Estimated Reading Time: 4 minutes
Introduction
Albert Einstein reportedly called compound interest the “eighth wonder of the world.” Why? Because it helps your money grow—on its own. Whether you’re saving or investing, understanding compound interest is key to building long-term wealth.
What Is Compound Interest?
Compound interest is the process where you earn interest on both your original money and the interest it already earned. Unlike simple interest (which is only calculated on the principal), compound interest accelerates your growth over time.
Real-World Example
Let’s say you invest $1,000 at 10% interest annually:
- After 1 year: $1,100
- After 2 years: $1,210
- After 10 years: $2,593.74
- After 30 years: $17,449.40
The longer your money stays, the faster it grows. That’s the magic of compounding.
Why Time Is Key
Time is the most important ingredient. The earlier you start saving or investing, the more powerful compound interest becomes. Even small monthly contributions can grow into large sums over decades.

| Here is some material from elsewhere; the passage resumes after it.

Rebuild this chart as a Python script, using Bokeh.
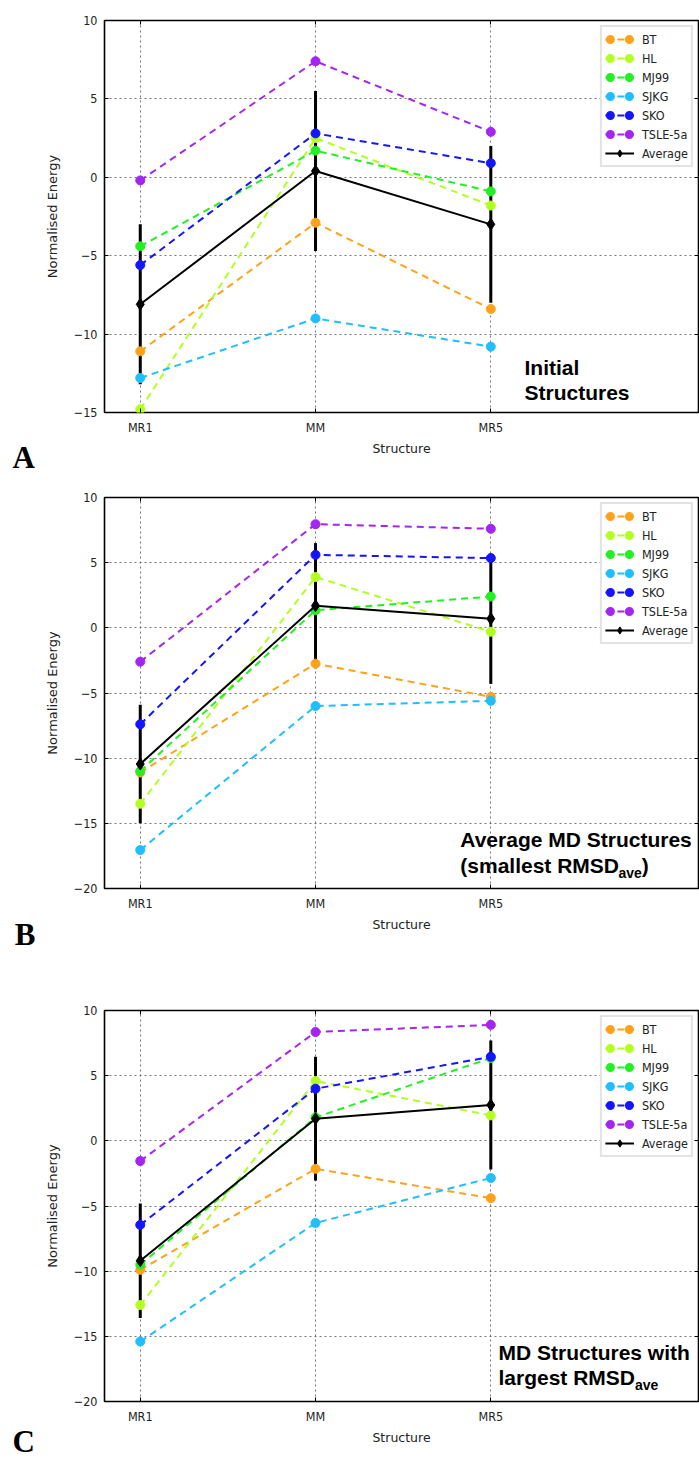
from bokeh.plotting import figure
from bokeh.layouts import column
from bokeh.models import (Range1d, FixedTicker, LinearAxis, Legend, LegendItem,
                          Label)
from bokeh.embed import file_html
from bokeh.resources import INLINE

# ---------------------------------------------------------------- data
structures = ["MR1", "MM", "MR5"]
potentials = ["BT", "HL", "MJ99", "SJKG", "SKO", "TSLE-5a"]
colors = ["#ffa21a", "#b2ff22", "#22f022", "#1ebeff", "#1414ff", "#a424f2"]

# A: initial structures
bt_a = [-11.1, -2.9, -8.4]
hl_a = [-14.8, 2.5, -1.8]
mj99_a = [-4.4, 1.7, -0.9]
sjkg_a = [-12.8, -9.0, -10.8]
sko_a = [-5.6, 2.8, 0.9]
tsle_a = [-0.2, 7.4, 2.9]
avg_a = [-8.1, 0.4, -3.0]
err_a = [5.1, 5.1, 5.0]

# B: average MD structures
bt_b = [-11.1, -2.75, -5.3]
hl_b = [-13.5, 3.9, -0.3]
mj99_b = [-11.0, 1.35, 2.4]
sjkg_b = [-17.05, -6.0, -5.6]
sko_b = [-7.4, 5.6, 5.35]
tsle_b = [-2.6, 7.95, 7.6]
avg_b = [-10.45, 1.7, 0.7]
err_b = [4.55, 4.8, 5.0]

# C: MD structures with largest RMSD
bt_c = [-9.9, -2.15, -4.4]
hl_c = [-12.6, 4.6, 1.95]
mj99_c = [-9.5, 1.8, 6.35]
sjkg_c = [-15.4, -6.3, -2.85]
sko_c = [-6.45, 4.0, 6.45]
tsle_c = [-1.55, 8.35, 8.9]
avg_c = [-9.2, 1.7, 2.75]
err_c = [4.4, 4.75, 4.95]

X_START, X_END = -0.204, 3.185
TICK_FONT = "DejaVu Sans Condensed"
MINUS = "\u2212"
NAN = float("nan")


def ylabel(v):
    return (MINUS + str(-v)) if v < 0 else str(v)


def make_panel(series, avg, err, y_min, height, top, left, bottom,
               letter, letter_pos, captions):
    """captions: list of (text, px_x, px_y, font_px) in panel pixels."""
    y_max = 10
    width = 699
    right = 1
    p = figure(width=width, height=height,
               x_range=Range1d(X_START, X_END), y_range=Range1d(y_min, y_max),
               output_backend="svg", toolbar_location=None,
               min_border_left=left, min_border_right=right,
               min_border_top=top, min_border_bottom=bottom,
               background_fill_color="white", border_fill_color="white")
    p.outline_line_color = "black"
    p.outline_line_width = 1.6

    frame_w = width - left - right
    frame_h = height - top - bottom
    sx = frame_w / (X_END - X_START)
    sy = frame_h / (y_max - y_min)

    def dx(px):
        return X_START + (px - left) / sx

    def dy(py):
        return y_max - (py - top) / sy

    xs = list(range(len(structures)))
    yticks = list(range(y_min, y_max + 1, 5))

    # bottom axis
    xa = p.xaxis[0]
    xa.ticker = FixedTicker(ticks=xs)
    xa.major_label_overrides = {i: s for i, s in enumerate(structures)}
    xa.axis_label = "Structure"
    # left axis
    ya = p.yaxis[0]
    ya.ticker = FixedTicker(ticks=yticks)
    ya.major_label_overrides = {v: ylabel(v) for v in yticks}
    ya.axis_label = "Normalised Energy"

    for ax in (xa, ya):
        ax.axis_line_color = None
        ax.major_tick_in = 4
        ax.major_tick_out = 0
        ax.major_tick_line_color = "black"
        ax.minor_tick_line_color = None
        ax.major_label_text_font = TICK_FONT
        ax.major_label_text_font_size = "12.5px"
        ax.major_label_text_color = "#222222"
        ax.axis_label_text_font = "DejaVu Sans"
        ax.axis_label_text_font_style = "normal"
        ax.axis_label_text_color = "#222222"
        ax.major_label_standoff = 7
    xa.axis_label_text_font_size = "12.5px"
    xa.axis_label_standoff = 3
    ya.axis_label_text_font_size = "13px"
    ya.axis_label_standoff = 11

    # mirrored tick marks on the top and right edges (no labels)
    top_ax = LinearAxis(ticker=FixedTicker(ticks=xs),
                        major_label_overrides={i: "" for i in xs})
    right_ax = LinearAxis(ticker=FixedTicker(ticks=yticks),
                          major_label_overrides={v: "" for v in yticks})
    for ax in (top_ax, right_ax):
        ax.axis_line_color = None
        ax.major_tick_in = 4
        ax.major_tick_out = 0
        ax.minor_tick_line_color = None
        ax.major_label_text_font_size = "8px"
        ax.major_label_standoff = 0
    p.add_layout(top_ax, "above")
    p.add_layout(right_ax, "right")

    # dotted grid
    for g in (p.xgrid[0], p.ygrid[0]):
        g.grid_line_color = "#555555"
        g.grid_line_alpha = 0.8
        g.grid_line_dash = "2 3"
        g.grid_line_width = 1

    # error bars of the average
    lo = [a - e for a, e in zip(avg, err)]
    hi = [a + e for a, e in zip(avg, err)]
    p.segment(x0=xs, y0=lo, x1=xs, y1=hi, line_color="black", line_width=3)

    items = []
    for name, color, vals in zip(potentials, colors, series):
        lr = p.line(xs, vals, line_color=color, line_width=2, line_dash="7 5")
        p.scatter(xs, vals, marker="circle", size=9,
                  fill_color=color, line_color=color)
        # legend key only (draws nothing in the plot): round dots at both
        # ends of the key line
        key = p.line(x=[NAN], y=[NAN], line_color=color, line_width=9,
                     line_cap="round", line_dash="0 19", line_dash_offset=-5)
        items.append(LegendItem(label=name, renderers=[lr, key]))

    lr = p.line(xs, avg, line_color="black", line_width=2)
    sr = p.scatter(xs, avg, marker="diamond", size=12,
                   fill_color="black", line_color="black")
    items.append(LegendItem(label="Average", renderers=[lr, sr]))

    legend = Legend(items=items, location="top_right", margin=5,
                    padding=3, spacing=1, glyph_width=29, glyph_height=18,
                    label_height=18, label_standoff=8,
                    label_text_font=TICK_FONT, label_text_font_size="12.5px",
                    label_text_color="#222222",
                    border_line_color="#c8c8c8", border_line_width=2,
                    background_fill_color="white", background_fill_alpha=1)
    p.add_layout(legend)

    # label anchor sits ~0.4 em above the visible baseline
    for text, px, py, fs in captions:
        p.add_layout(Label(x=dx(px), y=dy(py - 0.4 * fs), text=text,
                           text_font="Liberation Sans", text_font_style="bold",
                           text_font_size=f"{fs}px", text_color="black",
                           text_baseline="alphabetic", text_align="left"))

    # panel letter sits in the left margin, outside the plotting frame
    p.add_layout(Label(x=dx(letter_pos[0]), y=dy(letter_pos[1]), text=letter,
                       text_font="Liberation Serif", text_font_style="bold",
                       text_font_size="31px", text_color="black",
                       text_baseline="alphabetic", text_align="left"),
                 "left")
    return p


BIG = 21
SUB = 14
W_SMALLEST = 7.557 * BIG      # width of "(smallest RMSD"
W_LARGEST = 6.501 * BIG       # width of "largest RMSD"
W_AVE = 1.668 * SUB           # width of "ave"

pa = make_panel([bt_a, hl_a, mj99_a, sjkg_a, sko_a, tsle_a], avg_a, err_a,
                -15, 480, 20, 104, 68, "A", (12, 457),
                [("Initial", 524, 375, BIG),
                 ("Structures", 524, 400, BIG)])

pb = make_panel([bt_b, hl_b, mj99_b, sjkg_b, sko_b, tsle_b], avg_b, err_b,
                -20, 480, 17, 102, 72, "B", (12, 454),
                [("Average MD Structures", 459, 367.5, BIG),
                 ("(smallest RMSD", 459, 393, BIG),
                 ("ave", 459 + W_SMALLEST, 398, SUB),
                 (")", 459 + W_SMALLEST + W_AVE, 393, BIG)])

pc = make_panel([bt_c, hl_c, mj99_c, sjkg_c, sko_c, tsle_c], avg_c, err_c,
                -20, 499, 50, 104, 58, "C", (12, 481),
                [("MD Structures with", 498, 400, BIG),
                 ("largest RMSD", 498, 425, BIG),
                 ("ave", 498 + W_LARGEST, 430, SUB)])

layout = column(pa, pb, pc, spacing=0)
open("out.html", "w").write(file_html(layout, INLINE, title="Normalised Energy"))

Where Compound Interest Works Best
- High-yield savings accounts
- Retirement accounts (401k, IRA)
- Stock market investments
- Bonds and dividend reinvestment plans
Tips to Maximize Compound Interest
- Start early, even with small amounts
- Reinvest your interest or dividends
- Avoid withdrawing early
- Stay consistent—automate your savings or investments
Conclusion
Compound interest rewards patience and consistency. The sooner you harness its power, the faster you’ll achieve financial freedom. Start today—your future self will thank you.